The survey indicates that, so far at least, the majority of Democrats queried have little to no substantive problems with Crist, a Republican his entire political career until three years ago when he went Independent to run against Marco Rubio for a U.S. Senate seat. Last month, the former Florida governor officially became a Democrat.
The survey shows Crist's favorable vs. unfavorable ranking with Democrats to be 73/17, radically improved from a 44/33 ranking in September. Fifty-two percent of those surveyed by Public Policy Polling said they'd vote for him, compared with just 18 percent for Sink, 13 percent for former Tampa Mayor Pam Iorio, 4 percent for Orlando Mayor Buddy Dyer, and just 1 percent for the only declared Democrat in the race, South Florida state Sen. Nan Rich.
But it's the head-to-head match-ups against Florida Gov. Scott that must delight Dems at this early stage: Crist leads Scott 53-39 percent.
Is it too early to think about another Republican getting in the race? Obviously not. And even though conventional wisdom is that neither Agriculture Commissioner Adam Putnam or CFO Jeff Atwater would dare challenge the incumbent and his tens of millions of dollars in a primary, the question that everybody involved in state GOP politics should ask, is: why not?
According to Public Policy Polling, 40 percent of Republicans surveyed would prefer that someone other than Scott run in the GOP primary.

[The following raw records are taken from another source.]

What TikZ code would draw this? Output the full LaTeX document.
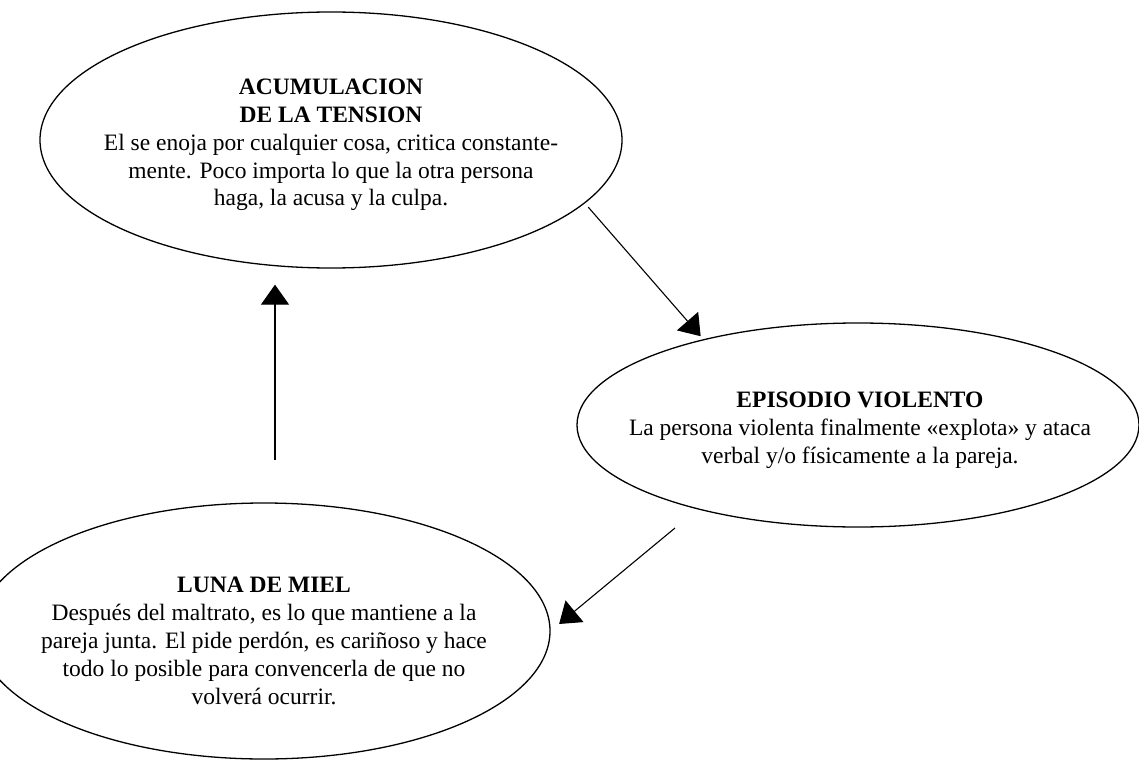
\documentclass[tikz,border=0pt]{standalone}
\usepackage{fontspec}
\setmainfont{Liberation Serif}
\usetikzlibrary{arrows.meta, shapes.geometric}

\tikzset{
	fase/.style = {draw, ellipse, line width = 1.3pt, inner sep = 0pt},
	texto/.style = {align = center, font = \fontsize{23.5}{27.8}\selectfont, inner sep = 0pt},
	flecha/.style = {->, line width = 1.1pt}
}

\begin{document}
\begin{tikzpicture}[x = 1pt, y = -1pt, > = {Triangle[length = 20pt, width = 28pt]}]

	% Page frame
	
	\useasboundingbox (0, 0) rectangle (1139, 762);
	\clip (0, 0) rectangle (1139, 762);
	
	% Phase ellipses
	
	\node [fase, minimum width = 582pt, minimum height = 256pt] (acum) at (331, 140) {};
	\node [fase, minimum width = 562pt, minimum height = 204pt] (violento) at (858, 425) {};
	\node [fase, minimum width = 572pt, minimum height = 256pt] (luna) at (264, 631) {};
	
	% Texts inside the ellipses
	
	\node [texto] (acumtexto) at (331, 145) {\textbf{ACUMULACION}\\ \textbf{DE LA TENSION}\\ El se enoja por cualquier cosa, critica constante-\\ mente. Poco importa lo que la otra persona\\ haga, la acusa y la culpa.};
	\node [texto] (violentotexto) at (860, 430) {\textbf{EPISODIO VIOLENTO}\\ La persona violenta finalmente «explota» y ataca\\ verbal y/o físicamente a la pareja.};
	\node [texto] (lunatexto) at (264, 641) {\textbf{LUNA DE MIEL}\\ Después del maltrato, es lo que mantiene a la\\ pareja junta. El pide perdón, es cariñoso y hace\\ todo lo posible para convencerla de que no\\ volverá ocurrir.};
	
	% Cycle arrows
	
	\coordinate (salida) at (675, 528);
	\coordinate (retorno) at (275, 460);
	
	\draw [flecha, shorten < = 5pt, shorten > = 4pt] (acum.-14) -- (violento.151);
	\draw [flecha, shorten > = 11pt] (salida) -- (luna.0);
	\draw [flecha, shorten > = 16pt] (retorno) -- (retorno |- acum.south);

\end{tikzpicture}
\end{document}
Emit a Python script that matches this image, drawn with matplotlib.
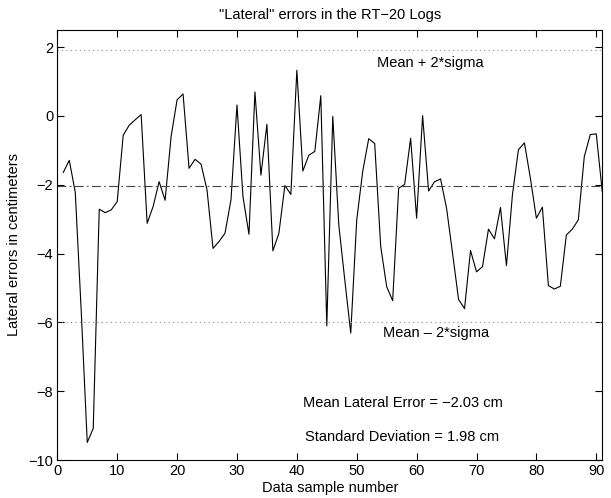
import matplotlib
matplotlib.use("Agg")
import matplotlib.pyplot as plt
import numpy as np

plt.rcParams['font.family'] = ['Liberation Sans', 'DejaVu Sans']

# lateral error for each data sample (cm)
muestras = list(range(1, 92))
errores = [
    -1.64, -1.29, -2.22, -5.70, -9.49, -9.08, -2.71, -2.81, -2.73, -2.49,
    -0.56, -0.27, -0.11, 0.04, -3.12, -2.63, -1.91, -2.45, -0.60, 0.47,
    0.64, -1.52, -1.26, -1.40, -2.15, -3.85, -3.65, -3.41, -2.44, 0.32,
    -2.34, -3.44, 0.70, -1.72, -0.24, -3.92, -3.41, -2.02, -2.28, 1.33,
    -1.60, -1.14, -1.03, 0.59, -6.10, -0.01, -3.16, -4.76, -6.31, -3.02,
    -1.61, -0.66, -0.80, -3.79, -4.96, -5.37, -2.10, -1.99, -0.65, -2.97,
    0.01, -2.18, -1.91, -1.83, -2.68, -3.99, -5.33, -5.60, -3.91, -4.53,
    -4.38, -3.29, -3.57, -2.66, -4.35, -2.29, -0.98, -0.78, -1.81, -2.97,
    -2.65, -4.93, -5.03, -4.95, -3.46, -3.29, -3.02, -1.18, -0.54, -0.52,
    -2.20,
]
media = -2.03
sigma = 1.98

fs = 10.5

fig = plt.figure(figsize=(6.11, 4.98), dpi=100)
ax = fig.add_axes([0.0938, 0.0763, 0.8919, 0.8635])

ax.plot(muestras, errores, color='black', linewidth=0.8)
ax.axhline(media, color='#444444', linestyle=(0, (8, 3, 1.5, 3)), linewidth=0.8)
ax.axhline(media + 2 * sigma, color='#888888', linestyle=(0, (1, 3)), linewidth=0.8)
ax.axhline(media - 2 * sigma, color='#888888', linestyle=(0, (1, 3)), linewidth=0.8)

ax.text(53.4, 1.53, 'Mean + 2*sigma', fontsize=fs, va='center')
ax.text(54.4, -6.3, 'Mean \u2013 2*sigma', fontsize=fs, va='center')
ax.text(41.0, -8.33, 'Mean Lateral Error = \u22122.03 cm', fontsize=fs, va='center')
ax.text(41.3, -9.32, 'Standard Deviation = 1.98 cm', fontsize=fs, va='center')

ax.set_xlim(0, 91)
ax.set_ylim(-10, 2.5)
ax.set_xticks(np.arange(0, 91, 10))
ax.set_yticks(np.arange(-10, 3, 2))
ax.tick_params(direction='in', top=True, right=True, labelsize=fs, length=5, width=0.8, pad=3)
for s in ax.spines.values():
    s.set_linewidth(0.8)

ax.set_title('"Lateral" errors in the RT\u221220 Logs', fontsize=fs, pad=8)
ax.set_xlabel('Data sample number', fontsize=fs, labelpad=2)
ax.set_ylabel('Lateral errors in centimeters', fontsize=fs, labelpad=5)

fig.savefig('out.png', dpi=100)
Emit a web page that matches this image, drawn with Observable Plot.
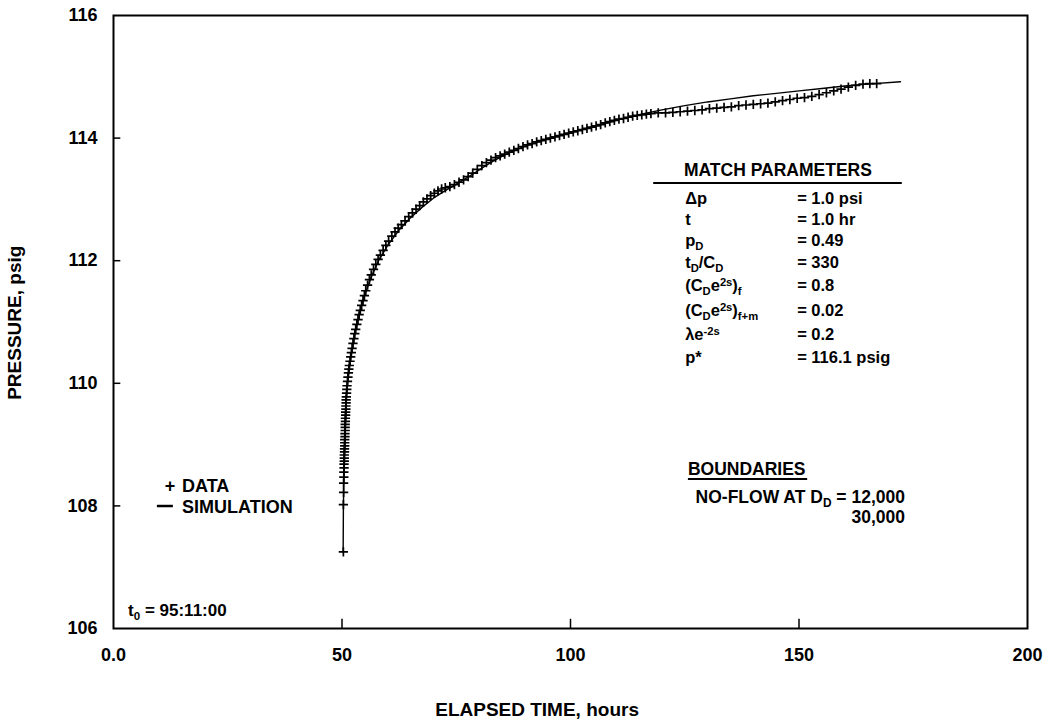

The pollsters wrote about Scott:
He still hasn't really won over the base voters who didn't support him in the 2010 primary election, and that would leave him vulnerable to a potential primary change. We actually find him trailing in a head to head contest with Allen West, 38/37. And although he has a big lead he's under 50% in a head to head with Pam Bondi as well at 49/25.
The poll also shows Sink comfortably leading Scott, 47-40 percent, but Crist still rates better thank Sink with women voters against the incumbent. In a head-to-head match-up, Sink leads Scott 50-33 percent (extremely impressive) with women voters, but Crist leads Scott by 30 percent, 61-31 percent.
The pollsters spoke to 501 Florida voters between Jan. 11-13.